ATLANTA -- If Microsoft has its way, you and your computer may soon be one with the universe. The universe of the Internet, that is.

In a plan leaked this week to The New York Times, the giant software company outlined efforts to seamlessly meld information on the Internet with that stored in personal computers. It would incorporate the Internet's sound and video technologies into everyday applications such as spreadsheets and newsletters.

Microsoft would do this by enhancing its Windows 95 operating system. Microsoft Windows is used on about 80 percent of the world's PCs.

The new Microsoft strategy, if successful, would hurt both Apple Computer and Netscape, two competitors that lead in Internet technology. Apple is the largest niche maker of computers; Netscape produces the most popular way to navigate the World Wide Web, the Internet's most popular feature.

"Microsoft has identified the Internet as the biggest source of revenue during the next several years, and they want to be number one," says Jeff Wilson, senior programming engineer at JHK & Associates.

Trying to create confusion?

Wilson says the idea behind Microsoft's strategy is a good one. But he questions how soon the company can pull it off. He sees the leak to the Times as more of a business ploy to hurt Apple and Netscape.

Indeed, Netscape's stock fell $6.50 to $46.50 on the day of the Times' story.

"Microsoft is trying to catch up, and it's a master at confusing the market," says Wilson.

Bill Ribarsky, associate director for service and computing at Georgia Tech's Scientific Visualization Laboratory, agrees. He believes that the technology -- especially the ability to include video and image clips routinely in other documents -- would strain present-day technology, including the Internet.

"We are talking a few years before the hardware is ready for all this," Ribarsky says.

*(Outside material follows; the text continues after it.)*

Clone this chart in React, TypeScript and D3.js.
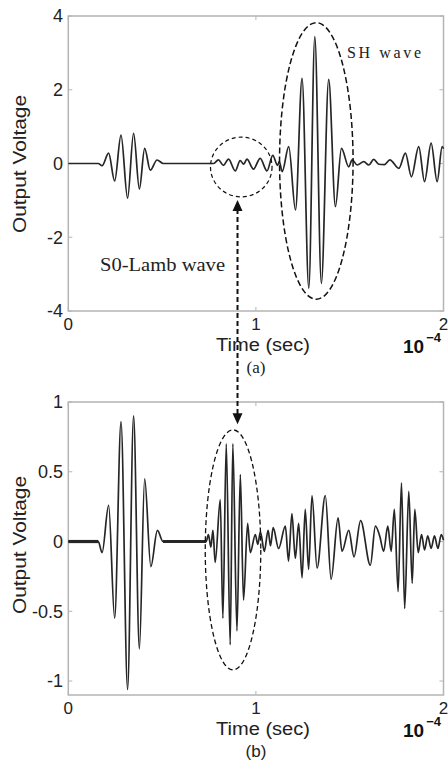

At issue is what users see when they start up their computers. Currently, the reigning motif is an electronic knockoff of the old filing cabinet. Something created on a computer, whether spreadsheet, memo or newsletter, is stored as a "file." This file is stored in a "folder" that resides on the hard drive in your computer.

But information on the Internet is spread over a worldwide network of computers. It takes a connection to the Internet and special software to navigate the network and view information.

Microsoft's plan would turn this world on its head. The Internet would become the equivalent of just another hard drive on your computer. You could as easily access live stock prices on the Internet as you could a memo stored on your hard drive -- and insert the prices in the memo. Documents would become Web pages, with video clips and sounds.

Microsoft's vehicle for these changes is Internet Explorer, the Internet browser the company is giving away. Explorer would be incorporated into the next version of Windows 95.

Sun Microsystems, Netscape and Apple are all trying to make the Internet more user-friendly, and each is taking a somewhat different approach. Apple, for example, is trying to make the Internet look and work like its Macintosh computers.

All these companies are racing to set the standard for Internet access. One company's gain is another's loss.

"I think that Microsoft is taking big bites out of Apple every day now," says Ribarsky. "Undoubtedly it would be another blow for them" if the technology lives up to its billing, he said.